Mario Pezzini : « Les réticences à rejoindre la Zlec résultent d’une précaution exagérée »

L’OCDE vient de publier, avec l’Union africaine, un nouveau rapport consacré aux « dynamiques du développement », qui met notamment en avant le rôle clef que doit jouer l’État en Afrique.

Mario Pezzini (à gauche), en janvier 2018 © DR / Mario Pezzini

Mario Pezzini (à gauche), en janvier 2018 © DR / Mario Pezzini

VICTOR_BERENGER-ConvertImage

Publié le 12 juillet 2018 Lecture : 4 minutes.

Le 11 juillet, l’OCDE et l’Union africaine ont publié le premier opus d’une nouvelle série annuelle consacré aux Dynamiques du développement en Afrique.

Fruit d’une collaboration entre des économistes des deux organismes (une première pour l’OCDE après dix-sept ans de collaboration avec la BAD pour la production de son rapport sur les Perspectives économiques en Afrique, que la banque africaine mène désormais en solo), cette publication a pour objectif « d’animer le débat » dans le cadre du plan d’action de l’organisation panafricain pour accélérer le développement du continent – l’agenda 2023. Rencontre avec l’économiste Mario Pezzini, qui dirige le Centre de développement de l’OCDE.

la suite après cette publicité

Jeune Afrique : Dans le cadre de l’Agenda 2063, l’Union africaine s’est fixé pour objectif d’atteindre un taux de croissance annuel moyen de 7 % sur la période 2016-20. Or les analystes prévoient une croissance moyenne de 2,8 % pour 2018. Qu’est-ce qui explique cette différence ?

Mario Pezzini : Il faut mettre la situation en perspective. L’Afrique a enregistré un taux de croissance de 4,6 % par an depuis l’année 2000. C’est bien plus élevé que l’Amérique latine, avec 2,8 % entre 2000 et 2016. C’est certes inférieur aux 7,2 % de l’Asie mais l’Afrique se situe au milieu des continents en développement. Cependant, et malgré un solide processus d’accumulation du capital et de nouveaux partenaires commerciaux, la croissance africaine est restée volatile.

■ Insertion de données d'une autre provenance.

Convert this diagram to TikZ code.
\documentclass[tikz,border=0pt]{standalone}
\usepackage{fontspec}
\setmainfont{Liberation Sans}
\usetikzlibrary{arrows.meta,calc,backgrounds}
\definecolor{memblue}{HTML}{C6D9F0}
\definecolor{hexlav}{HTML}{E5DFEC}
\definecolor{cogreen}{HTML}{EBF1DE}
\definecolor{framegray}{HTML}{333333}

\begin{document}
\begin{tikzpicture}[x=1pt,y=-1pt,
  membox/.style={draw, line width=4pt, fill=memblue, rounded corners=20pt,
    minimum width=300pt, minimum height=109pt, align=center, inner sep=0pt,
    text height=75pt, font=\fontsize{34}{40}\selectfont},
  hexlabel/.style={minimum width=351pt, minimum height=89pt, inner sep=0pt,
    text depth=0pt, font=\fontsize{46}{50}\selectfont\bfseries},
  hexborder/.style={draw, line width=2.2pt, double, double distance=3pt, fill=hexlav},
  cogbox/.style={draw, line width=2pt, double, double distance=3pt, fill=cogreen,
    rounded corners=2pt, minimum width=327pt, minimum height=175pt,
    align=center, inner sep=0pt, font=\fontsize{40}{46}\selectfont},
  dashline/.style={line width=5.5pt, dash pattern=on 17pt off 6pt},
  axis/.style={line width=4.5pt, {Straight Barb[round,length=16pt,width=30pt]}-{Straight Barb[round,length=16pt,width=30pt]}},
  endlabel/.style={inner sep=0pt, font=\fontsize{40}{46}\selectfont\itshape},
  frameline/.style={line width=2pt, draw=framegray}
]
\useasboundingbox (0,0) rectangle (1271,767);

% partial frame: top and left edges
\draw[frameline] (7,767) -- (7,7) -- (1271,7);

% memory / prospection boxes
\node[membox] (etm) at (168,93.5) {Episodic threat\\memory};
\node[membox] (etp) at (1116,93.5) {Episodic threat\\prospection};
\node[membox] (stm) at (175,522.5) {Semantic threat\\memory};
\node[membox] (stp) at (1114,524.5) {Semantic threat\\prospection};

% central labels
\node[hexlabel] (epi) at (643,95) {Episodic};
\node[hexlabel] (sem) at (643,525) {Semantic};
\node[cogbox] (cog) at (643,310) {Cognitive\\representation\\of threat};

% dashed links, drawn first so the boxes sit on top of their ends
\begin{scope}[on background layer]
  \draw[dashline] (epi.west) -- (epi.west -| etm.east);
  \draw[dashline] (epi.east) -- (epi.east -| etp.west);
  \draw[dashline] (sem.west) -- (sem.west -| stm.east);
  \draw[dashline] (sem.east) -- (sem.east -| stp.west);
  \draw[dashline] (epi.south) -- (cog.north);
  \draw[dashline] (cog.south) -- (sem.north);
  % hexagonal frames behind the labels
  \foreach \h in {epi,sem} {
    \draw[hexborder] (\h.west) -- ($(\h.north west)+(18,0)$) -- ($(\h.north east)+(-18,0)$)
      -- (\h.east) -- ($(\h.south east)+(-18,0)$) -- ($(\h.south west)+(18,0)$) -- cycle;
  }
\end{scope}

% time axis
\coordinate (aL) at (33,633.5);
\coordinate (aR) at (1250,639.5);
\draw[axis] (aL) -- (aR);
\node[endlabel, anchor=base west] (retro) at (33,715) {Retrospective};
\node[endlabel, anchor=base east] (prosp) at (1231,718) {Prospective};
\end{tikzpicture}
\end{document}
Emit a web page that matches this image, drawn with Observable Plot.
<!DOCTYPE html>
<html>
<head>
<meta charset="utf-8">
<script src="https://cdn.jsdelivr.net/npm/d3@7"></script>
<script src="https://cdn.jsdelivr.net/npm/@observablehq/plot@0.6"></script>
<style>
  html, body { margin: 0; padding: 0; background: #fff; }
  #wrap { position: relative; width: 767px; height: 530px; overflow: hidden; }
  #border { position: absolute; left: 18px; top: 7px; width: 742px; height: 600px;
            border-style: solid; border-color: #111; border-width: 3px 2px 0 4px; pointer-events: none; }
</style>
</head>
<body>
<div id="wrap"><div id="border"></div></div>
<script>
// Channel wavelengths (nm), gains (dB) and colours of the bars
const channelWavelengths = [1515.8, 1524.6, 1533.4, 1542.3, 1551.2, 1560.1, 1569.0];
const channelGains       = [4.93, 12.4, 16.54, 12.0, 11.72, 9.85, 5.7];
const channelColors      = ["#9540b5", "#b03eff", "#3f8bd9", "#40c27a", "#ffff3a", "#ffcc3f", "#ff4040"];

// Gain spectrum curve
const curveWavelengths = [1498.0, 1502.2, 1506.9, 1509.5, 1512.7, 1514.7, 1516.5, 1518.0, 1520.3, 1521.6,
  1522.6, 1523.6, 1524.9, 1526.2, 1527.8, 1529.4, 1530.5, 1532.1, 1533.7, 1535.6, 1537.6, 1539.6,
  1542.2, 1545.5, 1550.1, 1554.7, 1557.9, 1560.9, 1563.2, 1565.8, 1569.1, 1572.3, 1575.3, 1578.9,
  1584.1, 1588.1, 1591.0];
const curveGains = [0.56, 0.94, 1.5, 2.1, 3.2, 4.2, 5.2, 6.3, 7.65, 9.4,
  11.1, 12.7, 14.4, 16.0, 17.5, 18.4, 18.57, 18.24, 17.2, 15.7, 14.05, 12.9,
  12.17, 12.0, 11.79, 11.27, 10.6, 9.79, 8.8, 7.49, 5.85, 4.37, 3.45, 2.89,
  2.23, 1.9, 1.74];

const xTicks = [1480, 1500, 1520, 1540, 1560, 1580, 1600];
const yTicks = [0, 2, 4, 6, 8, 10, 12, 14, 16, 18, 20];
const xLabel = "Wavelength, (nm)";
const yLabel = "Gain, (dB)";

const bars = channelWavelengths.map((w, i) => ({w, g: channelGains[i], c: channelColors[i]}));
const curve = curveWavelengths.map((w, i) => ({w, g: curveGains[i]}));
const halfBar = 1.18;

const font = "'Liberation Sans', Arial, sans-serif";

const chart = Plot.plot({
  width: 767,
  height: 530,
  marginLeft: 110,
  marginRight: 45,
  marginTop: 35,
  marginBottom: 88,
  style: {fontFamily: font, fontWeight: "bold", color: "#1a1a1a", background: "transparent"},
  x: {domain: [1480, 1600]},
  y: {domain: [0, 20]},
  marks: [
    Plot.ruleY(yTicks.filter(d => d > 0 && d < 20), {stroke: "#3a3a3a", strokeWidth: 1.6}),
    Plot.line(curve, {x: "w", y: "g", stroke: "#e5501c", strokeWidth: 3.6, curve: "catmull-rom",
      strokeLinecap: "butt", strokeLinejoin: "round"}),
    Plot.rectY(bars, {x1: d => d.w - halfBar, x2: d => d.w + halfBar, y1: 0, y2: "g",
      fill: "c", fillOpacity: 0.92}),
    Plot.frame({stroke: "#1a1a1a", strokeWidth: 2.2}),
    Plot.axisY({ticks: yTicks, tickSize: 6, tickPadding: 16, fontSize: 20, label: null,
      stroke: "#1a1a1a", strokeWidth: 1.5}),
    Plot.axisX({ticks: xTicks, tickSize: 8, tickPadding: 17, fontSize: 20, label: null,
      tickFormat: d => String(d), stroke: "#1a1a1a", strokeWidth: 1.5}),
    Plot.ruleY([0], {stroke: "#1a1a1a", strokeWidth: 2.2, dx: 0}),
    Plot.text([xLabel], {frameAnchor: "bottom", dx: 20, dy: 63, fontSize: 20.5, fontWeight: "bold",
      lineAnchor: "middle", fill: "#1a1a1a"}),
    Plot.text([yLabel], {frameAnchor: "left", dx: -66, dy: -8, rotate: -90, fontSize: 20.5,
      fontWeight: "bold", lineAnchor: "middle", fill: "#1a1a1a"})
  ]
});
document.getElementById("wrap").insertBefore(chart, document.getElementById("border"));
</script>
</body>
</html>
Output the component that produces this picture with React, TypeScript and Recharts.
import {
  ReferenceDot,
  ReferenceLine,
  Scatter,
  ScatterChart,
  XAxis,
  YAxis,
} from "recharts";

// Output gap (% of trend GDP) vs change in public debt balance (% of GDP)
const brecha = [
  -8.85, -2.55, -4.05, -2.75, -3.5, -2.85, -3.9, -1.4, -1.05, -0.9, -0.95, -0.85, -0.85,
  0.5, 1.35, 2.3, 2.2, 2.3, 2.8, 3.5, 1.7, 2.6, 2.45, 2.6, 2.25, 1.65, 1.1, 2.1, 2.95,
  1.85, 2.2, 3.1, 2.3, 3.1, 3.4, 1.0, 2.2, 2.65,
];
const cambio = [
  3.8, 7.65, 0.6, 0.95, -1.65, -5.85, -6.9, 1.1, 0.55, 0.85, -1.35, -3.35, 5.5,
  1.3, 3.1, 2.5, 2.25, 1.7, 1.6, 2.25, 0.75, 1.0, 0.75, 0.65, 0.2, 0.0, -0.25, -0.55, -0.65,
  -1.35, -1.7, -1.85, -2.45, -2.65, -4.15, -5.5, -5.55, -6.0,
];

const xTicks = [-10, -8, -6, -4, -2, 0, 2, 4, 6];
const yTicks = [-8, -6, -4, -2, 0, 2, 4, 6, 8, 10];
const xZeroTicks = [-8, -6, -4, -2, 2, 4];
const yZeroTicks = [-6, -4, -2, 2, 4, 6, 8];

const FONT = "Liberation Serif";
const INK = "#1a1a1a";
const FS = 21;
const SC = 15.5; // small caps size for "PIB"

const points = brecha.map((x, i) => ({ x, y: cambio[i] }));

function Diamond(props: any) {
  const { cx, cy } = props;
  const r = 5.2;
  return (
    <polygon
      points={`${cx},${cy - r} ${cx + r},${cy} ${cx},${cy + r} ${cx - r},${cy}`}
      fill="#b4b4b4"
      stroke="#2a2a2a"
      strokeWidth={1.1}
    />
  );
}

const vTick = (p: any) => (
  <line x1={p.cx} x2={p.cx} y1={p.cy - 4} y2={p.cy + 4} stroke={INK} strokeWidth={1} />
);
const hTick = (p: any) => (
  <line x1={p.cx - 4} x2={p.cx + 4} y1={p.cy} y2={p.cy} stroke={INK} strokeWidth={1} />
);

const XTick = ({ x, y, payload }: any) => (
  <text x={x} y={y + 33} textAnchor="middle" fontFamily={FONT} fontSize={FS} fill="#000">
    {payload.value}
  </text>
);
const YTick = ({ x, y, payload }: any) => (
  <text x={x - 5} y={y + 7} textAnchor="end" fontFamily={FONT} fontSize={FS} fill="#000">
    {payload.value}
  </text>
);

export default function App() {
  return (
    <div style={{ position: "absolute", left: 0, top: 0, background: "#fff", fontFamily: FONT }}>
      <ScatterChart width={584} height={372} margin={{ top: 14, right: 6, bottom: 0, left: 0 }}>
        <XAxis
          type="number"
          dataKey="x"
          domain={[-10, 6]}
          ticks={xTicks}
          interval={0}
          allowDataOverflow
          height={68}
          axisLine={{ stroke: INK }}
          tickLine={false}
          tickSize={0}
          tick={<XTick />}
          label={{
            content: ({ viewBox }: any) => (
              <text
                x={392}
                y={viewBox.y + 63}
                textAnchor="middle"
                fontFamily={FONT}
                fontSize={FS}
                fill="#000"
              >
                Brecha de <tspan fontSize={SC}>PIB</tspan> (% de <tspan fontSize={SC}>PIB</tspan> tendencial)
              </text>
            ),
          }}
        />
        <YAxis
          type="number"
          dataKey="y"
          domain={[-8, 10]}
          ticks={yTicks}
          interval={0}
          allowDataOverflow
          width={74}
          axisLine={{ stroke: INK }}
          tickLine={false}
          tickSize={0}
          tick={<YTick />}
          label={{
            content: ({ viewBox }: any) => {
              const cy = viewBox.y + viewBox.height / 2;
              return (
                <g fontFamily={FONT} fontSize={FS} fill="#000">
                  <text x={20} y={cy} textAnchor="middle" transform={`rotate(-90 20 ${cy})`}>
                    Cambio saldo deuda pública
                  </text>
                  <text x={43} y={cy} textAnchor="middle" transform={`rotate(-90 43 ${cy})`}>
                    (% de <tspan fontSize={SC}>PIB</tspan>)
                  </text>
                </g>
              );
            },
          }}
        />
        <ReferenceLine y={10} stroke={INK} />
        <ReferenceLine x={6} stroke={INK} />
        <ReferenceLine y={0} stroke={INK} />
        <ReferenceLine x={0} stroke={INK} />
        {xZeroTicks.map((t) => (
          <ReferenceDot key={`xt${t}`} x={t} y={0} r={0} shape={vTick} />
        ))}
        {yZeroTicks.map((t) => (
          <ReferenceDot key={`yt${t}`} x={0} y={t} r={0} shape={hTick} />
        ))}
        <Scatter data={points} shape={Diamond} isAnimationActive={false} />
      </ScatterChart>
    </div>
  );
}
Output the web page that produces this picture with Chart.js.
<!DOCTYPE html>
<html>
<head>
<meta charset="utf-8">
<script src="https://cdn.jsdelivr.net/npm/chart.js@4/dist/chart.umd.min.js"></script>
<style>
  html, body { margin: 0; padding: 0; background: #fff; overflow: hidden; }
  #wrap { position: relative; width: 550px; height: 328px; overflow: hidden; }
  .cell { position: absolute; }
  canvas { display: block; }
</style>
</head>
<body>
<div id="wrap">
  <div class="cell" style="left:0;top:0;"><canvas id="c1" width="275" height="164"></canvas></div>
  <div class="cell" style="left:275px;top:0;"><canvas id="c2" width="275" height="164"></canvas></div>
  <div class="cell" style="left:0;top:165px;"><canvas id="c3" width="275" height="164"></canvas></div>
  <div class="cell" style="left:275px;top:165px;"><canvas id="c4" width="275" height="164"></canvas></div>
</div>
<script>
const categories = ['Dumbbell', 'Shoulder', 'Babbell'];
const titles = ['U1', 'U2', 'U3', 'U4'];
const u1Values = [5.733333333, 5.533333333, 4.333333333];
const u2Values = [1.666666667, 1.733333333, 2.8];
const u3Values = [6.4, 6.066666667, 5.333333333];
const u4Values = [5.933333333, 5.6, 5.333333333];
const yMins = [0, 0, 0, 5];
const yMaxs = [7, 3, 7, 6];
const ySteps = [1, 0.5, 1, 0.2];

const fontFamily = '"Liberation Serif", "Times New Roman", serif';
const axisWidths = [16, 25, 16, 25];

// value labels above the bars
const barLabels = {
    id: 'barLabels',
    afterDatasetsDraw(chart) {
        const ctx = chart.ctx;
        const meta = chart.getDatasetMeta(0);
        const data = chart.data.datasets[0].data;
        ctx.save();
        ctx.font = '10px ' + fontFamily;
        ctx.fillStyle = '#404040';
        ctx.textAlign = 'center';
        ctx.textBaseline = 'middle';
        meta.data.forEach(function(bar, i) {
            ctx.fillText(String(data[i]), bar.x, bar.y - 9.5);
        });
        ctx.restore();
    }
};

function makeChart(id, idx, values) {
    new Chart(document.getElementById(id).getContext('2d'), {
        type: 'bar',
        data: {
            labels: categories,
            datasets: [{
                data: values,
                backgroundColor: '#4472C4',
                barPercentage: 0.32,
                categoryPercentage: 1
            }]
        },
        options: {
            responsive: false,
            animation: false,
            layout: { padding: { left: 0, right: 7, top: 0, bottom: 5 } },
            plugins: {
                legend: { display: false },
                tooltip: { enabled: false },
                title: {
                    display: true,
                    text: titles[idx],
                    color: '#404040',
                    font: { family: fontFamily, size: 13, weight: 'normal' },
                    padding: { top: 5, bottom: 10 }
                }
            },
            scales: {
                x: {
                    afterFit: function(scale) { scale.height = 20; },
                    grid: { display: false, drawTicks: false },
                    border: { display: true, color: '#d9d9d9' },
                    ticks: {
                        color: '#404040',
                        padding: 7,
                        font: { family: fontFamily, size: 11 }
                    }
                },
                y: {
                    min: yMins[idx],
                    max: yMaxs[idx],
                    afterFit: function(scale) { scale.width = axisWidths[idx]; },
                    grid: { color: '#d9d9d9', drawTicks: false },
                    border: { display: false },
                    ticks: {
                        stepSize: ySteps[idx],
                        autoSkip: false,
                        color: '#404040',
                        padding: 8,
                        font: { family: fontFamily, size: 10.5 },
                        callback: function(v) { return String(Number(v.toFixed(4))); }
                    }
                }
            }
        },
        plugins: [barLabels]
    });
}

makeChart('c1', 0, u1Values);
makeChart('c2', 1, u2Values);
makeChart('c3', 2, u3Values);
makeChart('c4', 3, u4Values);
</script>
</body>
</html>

En outre, ce n’est pas seulement le niveau de la croissance qui est en question, mais c’est aussi sa qualité. On raisonne toujours en termes de PIB, or cet indicateur mesure mal l’amélioration du bien-être objectif et subjectif des populations. Ce dernier a en partie augmenté malgré un taux de croissance inférieur aux objectifs, mais il reste une grande marge d’amélioration.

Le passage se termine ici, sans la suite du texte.